Using National Education Accounts to Help Address the Global Learning Crisis

Financial Data as Driving Force Behind Improved Learning

During the past decade, school enrollments have increased dramatically, mostly thanks to UNESCO’s Education for All (EFA) movement and the UN Millennium Development Goals. From 1999 to 2008, an additional 52 million children around the world enrolled in primary schools, and the number of out-of-school children fell by 39 million. In Sub-Saharan Africa alone, enrollment rates rose by one-third during that time, even with large population increases in school-age children.

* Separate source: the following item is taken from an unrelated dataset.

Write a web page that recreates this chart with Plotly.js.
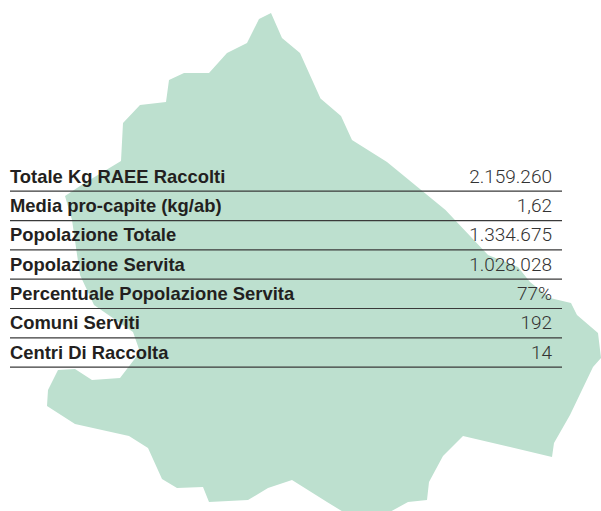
<!DOCTYPE html>
<html><head><meta charset="utf-8">
<script src="https://cdn.plot.ly/plotly-3.0.1.min.js"></script>
<style>html,body{margin:0;padding:0;background:#fff}#c{width:601px;height:511px}</style>
</head><body><div id="c"></div>
<script>
const labels = ["Totale Kg RAEE Raccolti","Media pro-capite (kg/ab)","Popolazione Totale","Popolazione Servita","Percentuale Popolazione Servita","Comuni Serviti","Centri Di Raccolta"];
const values = ["2.159.260","1,62","1.334.675","1.028.028","77%","192","14"];
const regionX = [259,271,282,300,320.5,341,352,387,445.5,488,518,530,550,571,577,598,601,593,570,554,552,513,463,443,429,427,408,388,345,327,300,292,268,248,209,203,177,162,148,129,75,47,48,58,75,92,120,140,133,94,80,72,65,83,121,123,140,166,169,184,209,227,247,259];
const regionY = [19,13,38,53,98.5,116,140,162,210,255,267,282,298,303,315,333,358,367,415,443,457,448,436,456,482,500,502,513,513,502,485,480,488,500,502,487,488,479,448,436,424,406,390,370,369,380,378,352,332,305,275,220,196,184,161,123,105,102,80,73,73,53,43,19];

const rowTop = 178, rowStep = 29.33, ruleOffset = 13.2;
const rowY = labels.map((_, i) => rowTop + i * rowStep);
const ruleX = [], ruleY = [];
rowY.forEach(y => { ruleX.push(10, 562, null); ruleY.push(y + ruleOffset, y + ruleOffset, null); });

const traces = [
  {type:'scatter',mode:'lines',x:regionX,y:regionY,fill:'toself',fillcolor:'#bde0cf',line:{width:0,color:'#bde0cf'},hoverinfo:'skip'},
  {type:'scatter',mode:'lines',x:ruleX,y:ruleY,line:{color:'#3a3a3a',width:1.2},hoverinfo:'skip'},
  {type:'scatter',mode:'text',x:labels.map(()=>10),y:rowY,text:labels,textposition:'middle right',
   textfont:{family:'Liberation Sans',size:18.4,color:'#231f20',weight:700},hoverinfo:'skip'},
  {type:'scatter',mode:'text',x:values.map(()=>552),y:rowY,text:values,textposition:'middle left',
   textfont:{family:'Roboto',size:19,color:'#333333',weight:300},hoverinfo:'skip'}
];
const layout = {
  width:601,height:511,margin:{l:0,r:0,t:0,b:0},showlegend:false,
  paper_bgcolor:'#fff',plot_bgcolor:'#fff',
  xaxis:{range:[0,601],visible:false,fixedrange:true},
  yaxis:{range:[511,0],visible:false,fixedrange:true}
};
Plotly.newPlot('c',traces,layout,{displayModeBar:false,staticPlot:true});
</script></body></html>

Yet enrollment is not the only indicator of success in education, and does not necessarily translate into learning. Even with these impressive gains in enrollment, many parts of the world, and particularly the poorest areas, now face a severe learning crisis. The latest data in the EFA Global Monitoring Report 2011 reveal poor literacy and numeracy skills for millions of students around the world. In Malawi and Zambia, more than one-third of sixth-grade students had not achieved the most basic literacy skills. In El Salvador, just 13 percent of third-grade students passed an international mathematics exam. Even in middle-income countries such as South Africa and Morocco, the majority of students had not acquired basic reading skills after four years of primary education. Although the focus on children out of school is fully justified, given that they certainly lack learning opportunities, the failure to focus on learning also does a disservice to the more than 600 million children in the developing world who are already in school but fail to learn very basic skills.